(Records with drawing code)

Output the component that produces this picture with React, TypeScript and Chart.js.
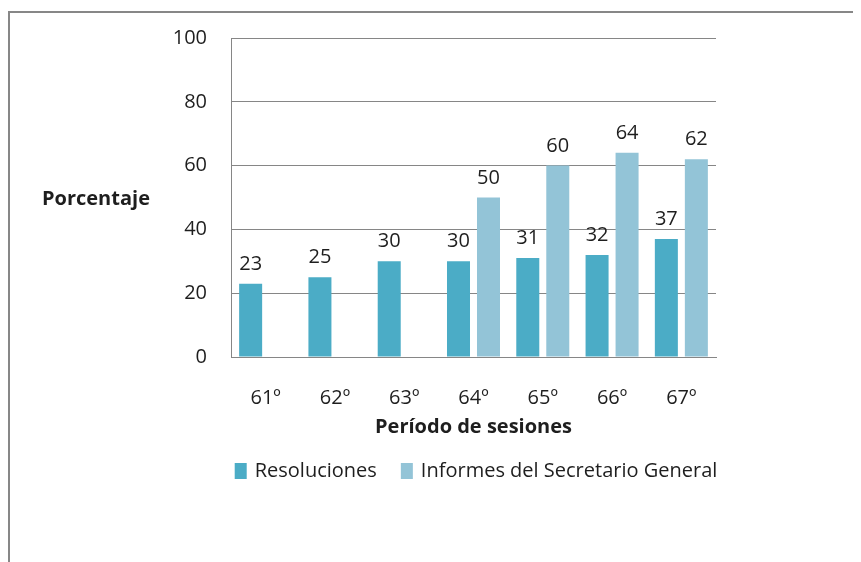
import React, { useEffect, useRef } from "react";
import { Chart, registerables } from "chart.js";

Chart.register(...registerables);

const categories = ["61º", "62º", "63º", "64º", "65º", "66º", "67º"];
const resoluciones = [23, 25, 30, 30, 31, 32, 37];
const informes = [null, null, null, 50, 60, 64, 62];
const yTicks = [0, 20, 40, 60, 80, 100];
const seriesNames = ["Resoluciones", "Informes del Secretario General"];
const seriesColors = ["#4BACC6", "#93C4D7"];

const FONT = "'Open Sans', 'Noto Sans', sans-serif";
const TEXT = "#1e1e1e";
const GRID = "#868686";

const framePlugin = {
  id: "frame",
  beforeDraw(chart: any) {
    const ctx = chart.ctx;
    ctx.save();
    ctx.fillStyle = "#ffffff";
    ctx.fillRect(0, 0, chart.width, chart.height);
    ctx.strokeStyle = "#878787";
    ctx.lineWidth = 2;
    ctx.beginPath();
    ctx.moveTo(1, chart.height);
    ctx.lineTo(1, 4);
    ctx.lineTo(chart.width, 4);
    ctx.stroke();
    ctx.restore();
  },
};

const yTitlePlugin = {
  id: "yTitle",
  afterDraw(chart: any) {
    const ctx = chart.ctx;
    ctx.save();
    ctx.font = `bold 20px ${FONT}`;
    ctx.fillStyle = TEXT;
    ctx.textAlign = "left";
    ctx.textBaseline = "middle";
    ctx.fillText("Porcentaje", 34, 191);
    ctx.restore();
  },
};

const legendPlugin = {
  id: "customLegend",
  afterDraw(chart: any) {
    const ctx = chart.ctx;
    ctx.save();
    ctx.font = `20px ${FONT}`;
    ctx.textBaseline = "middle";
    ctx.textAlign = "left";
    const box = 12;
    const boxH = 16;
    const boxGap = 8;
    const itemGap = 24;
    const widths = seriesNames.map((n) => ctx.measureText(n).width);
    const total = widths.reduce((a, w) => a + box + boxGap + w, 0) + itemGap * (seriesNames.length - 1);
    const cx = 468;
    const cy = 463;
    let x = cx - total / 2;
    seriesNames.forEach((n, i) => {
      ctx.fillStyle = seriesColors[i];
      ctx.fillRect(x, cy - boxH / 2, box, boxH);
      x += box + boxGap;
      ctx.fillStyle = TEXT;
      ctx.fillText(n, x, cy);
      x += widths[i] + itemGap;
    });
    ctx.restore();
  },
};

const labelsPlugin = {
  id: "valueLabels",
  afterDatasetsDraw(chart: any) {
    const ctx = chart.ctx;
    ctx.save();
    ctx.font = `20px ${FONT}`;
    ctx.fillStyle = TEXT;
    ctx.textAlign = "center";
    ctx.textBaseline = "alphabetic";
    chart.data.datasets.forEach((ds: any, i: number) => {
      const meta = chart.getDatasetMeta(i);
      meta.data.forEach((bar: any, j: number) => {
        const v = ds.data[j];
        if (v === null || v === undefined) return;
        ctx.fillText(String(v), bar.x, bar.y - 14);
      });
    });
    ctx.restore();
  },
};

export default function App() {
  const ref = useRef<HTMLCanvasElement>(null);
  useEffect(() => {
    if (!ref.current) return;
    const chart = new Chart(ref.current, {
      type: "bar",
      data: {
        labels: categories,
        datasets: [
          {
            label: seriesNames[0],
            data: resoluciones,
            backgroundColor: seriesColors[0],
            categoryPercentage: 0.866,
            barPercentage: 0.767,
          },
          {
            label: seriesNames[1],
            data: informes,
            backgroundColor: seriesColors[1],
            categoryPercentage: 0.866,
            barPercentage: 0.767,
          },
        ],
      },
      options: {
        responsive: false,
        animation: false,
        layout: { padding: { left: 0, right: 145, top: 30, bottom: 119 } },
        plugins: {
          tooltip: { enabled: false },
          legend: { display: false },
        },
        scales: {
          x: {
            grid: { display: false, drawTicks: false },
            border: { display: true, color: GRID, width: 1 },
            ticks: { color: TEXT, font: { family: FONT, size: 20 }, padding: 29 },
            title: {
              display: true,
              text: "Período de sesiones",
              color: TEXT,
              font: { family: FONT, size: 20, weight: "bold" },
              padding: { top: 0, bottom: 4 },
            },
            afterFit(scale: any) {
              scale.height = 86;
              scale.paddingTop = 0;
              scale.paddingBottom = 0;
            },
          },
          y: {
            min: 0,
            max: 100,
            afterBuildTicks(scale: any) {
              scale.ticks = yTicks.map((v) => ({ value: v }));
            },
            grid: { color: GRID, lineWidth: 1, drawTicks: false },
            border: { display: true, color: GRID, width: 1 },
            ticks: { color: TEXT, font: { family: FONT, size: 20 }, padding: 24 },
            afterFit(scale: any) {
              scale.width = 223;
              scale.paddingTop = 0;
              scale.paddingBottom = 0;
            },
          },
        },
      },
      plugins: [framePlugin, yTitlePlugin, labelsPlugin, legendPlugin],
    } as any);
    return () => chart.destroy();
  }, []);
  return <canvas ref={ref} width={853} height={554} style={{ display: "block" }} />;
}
--
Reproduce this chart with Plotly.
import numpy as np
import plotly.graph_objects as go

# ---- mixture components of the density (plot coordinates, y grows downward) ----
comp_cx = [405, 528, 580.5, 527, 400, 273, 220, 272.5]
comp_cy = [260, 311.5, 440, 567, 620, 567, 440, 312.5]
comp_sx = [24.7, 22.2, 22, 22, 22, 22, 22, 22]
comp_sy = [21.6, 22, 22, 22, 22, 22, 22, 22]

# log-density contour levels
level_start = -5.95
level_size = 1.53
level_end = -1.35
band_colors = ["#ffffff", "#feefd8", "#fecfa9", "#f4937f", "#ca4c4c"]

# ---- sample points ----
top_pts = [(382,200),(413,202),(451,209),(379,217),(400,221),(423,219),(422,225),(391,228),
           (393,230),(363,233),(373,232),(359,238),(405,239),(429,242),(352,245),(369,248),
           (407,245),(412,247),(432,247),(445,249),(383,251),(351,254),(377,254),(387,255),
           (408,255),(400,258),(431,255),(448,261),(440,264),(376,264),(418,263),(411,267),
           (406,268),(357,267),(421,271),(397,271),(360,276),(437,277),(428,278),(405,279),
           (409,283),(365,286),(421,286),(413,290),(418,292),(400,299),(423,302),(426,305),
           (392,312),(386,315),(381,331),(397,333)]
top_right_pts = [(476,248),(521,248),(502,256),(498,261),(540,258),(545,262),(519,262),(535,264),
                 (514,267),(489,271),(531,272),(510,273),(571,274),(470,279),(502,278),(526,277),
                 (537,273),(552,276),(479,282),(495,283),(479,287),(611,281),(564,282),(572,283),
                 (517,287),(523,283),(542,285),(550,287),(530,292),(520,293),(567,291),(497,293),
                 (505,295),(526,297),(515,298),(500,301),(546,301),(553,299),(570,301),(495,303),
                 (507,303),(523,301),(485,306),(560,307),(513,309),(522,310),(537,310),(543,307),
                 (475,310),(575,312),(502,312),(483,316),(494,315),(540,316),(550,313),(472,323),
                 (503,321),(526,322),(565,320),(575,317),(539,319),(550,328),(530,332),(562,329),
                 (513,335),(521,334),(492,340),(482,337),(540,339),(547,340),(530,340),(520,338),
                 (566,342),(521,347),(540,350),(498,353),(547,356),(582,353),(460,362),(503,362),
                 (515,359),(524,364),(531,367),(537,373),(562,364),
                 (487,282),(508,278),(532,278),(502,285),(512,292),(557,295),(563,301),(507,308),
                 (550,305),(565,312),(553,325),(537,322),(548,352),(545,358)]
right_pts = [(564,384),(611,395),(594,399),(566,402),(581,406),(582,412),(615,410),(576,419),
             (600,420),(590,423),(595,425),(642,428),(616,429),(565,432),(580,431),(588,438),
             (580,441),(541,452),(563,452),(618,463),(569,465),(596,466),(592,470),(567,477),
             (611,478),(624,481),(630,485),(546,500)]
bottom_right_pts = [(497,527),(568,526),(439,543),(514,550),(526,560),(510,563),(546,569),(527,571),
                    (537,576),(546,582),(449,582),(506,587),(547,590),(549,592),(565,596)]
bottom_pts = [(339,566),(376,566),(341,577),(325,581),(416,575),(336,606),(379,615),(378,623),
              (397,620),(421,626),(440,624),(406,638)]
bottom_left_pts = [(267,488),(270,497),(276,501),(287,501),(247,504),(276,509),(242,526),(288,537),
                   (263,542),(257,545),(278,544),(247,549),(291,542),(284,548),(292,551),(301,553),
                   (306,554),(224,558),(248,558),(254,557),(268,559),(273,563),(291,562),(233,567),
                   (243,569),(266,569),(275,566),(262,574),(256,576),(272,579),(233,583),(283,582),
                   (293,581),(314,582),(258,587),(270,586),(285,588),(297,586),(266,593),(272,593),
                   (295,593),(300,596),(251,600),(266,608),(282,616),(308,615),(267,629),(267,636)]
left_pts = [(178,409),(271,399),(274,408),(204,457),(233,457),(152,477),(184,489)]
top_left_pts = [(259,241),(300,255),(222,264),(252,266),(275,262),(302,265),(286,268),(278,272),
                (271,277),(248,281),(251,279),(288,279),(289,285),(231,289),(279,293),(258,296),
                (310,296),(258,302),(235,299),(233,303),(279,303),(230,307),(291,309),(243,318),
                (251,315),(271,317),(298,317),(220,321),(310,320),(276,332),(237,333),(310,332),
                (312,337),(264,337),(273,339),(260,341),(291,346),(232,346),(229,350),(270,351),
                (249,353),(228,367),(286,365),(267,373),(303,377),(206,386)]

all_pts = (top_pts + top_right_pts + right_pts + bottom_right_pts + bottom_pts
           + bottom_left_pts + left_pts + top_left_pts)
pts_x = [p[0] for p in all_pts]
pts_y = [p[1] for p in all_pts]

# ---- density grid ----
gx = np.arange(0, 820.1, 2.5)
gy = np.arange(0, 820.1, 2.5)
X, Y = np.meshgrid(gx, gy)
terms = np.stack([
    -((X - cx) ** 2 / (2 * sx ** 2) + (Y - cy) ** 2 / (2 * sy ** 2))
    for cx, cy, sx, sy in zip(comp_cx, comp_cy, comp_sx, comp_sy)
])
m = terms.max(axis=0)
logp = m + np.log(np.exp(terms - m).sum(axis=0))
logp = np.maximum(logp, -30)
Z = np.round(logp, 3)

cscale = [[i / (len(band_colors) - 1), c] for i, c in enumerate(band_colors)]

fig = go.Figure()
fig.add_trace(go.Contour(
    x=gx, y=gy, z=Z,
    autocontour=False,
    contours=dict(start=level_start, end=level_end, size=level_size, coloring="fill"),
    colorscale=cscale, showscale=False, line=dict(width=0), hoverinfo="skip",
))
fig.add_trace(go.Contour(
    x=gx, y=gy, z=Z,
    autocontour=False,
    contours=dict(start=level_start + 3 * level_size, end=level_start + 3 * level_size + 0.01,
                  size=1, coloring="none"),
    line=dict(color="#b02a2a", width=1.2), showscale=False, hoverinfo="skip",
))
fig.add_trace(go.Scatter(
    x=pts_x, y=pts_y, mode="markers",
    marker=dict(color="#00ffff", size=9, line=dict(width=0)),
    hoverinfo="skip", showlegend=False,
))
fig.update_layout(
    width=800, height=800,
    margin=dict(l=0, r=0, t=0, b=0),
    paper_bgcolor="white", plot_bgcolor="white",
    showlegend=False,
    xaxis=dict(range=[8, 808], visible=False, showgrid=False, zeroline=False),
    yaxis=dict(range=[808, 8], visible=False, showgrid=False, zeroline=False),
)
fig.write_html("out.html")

Objective: Retype exactly the lines above, from the one with "Reproduce this chart with Plotly." through the one with "import plotly.graph_objects as go", inclusive.

Problem solution:
Reproduce this chart with Plotly.
import numpy as np
import plotly.graph_objects as go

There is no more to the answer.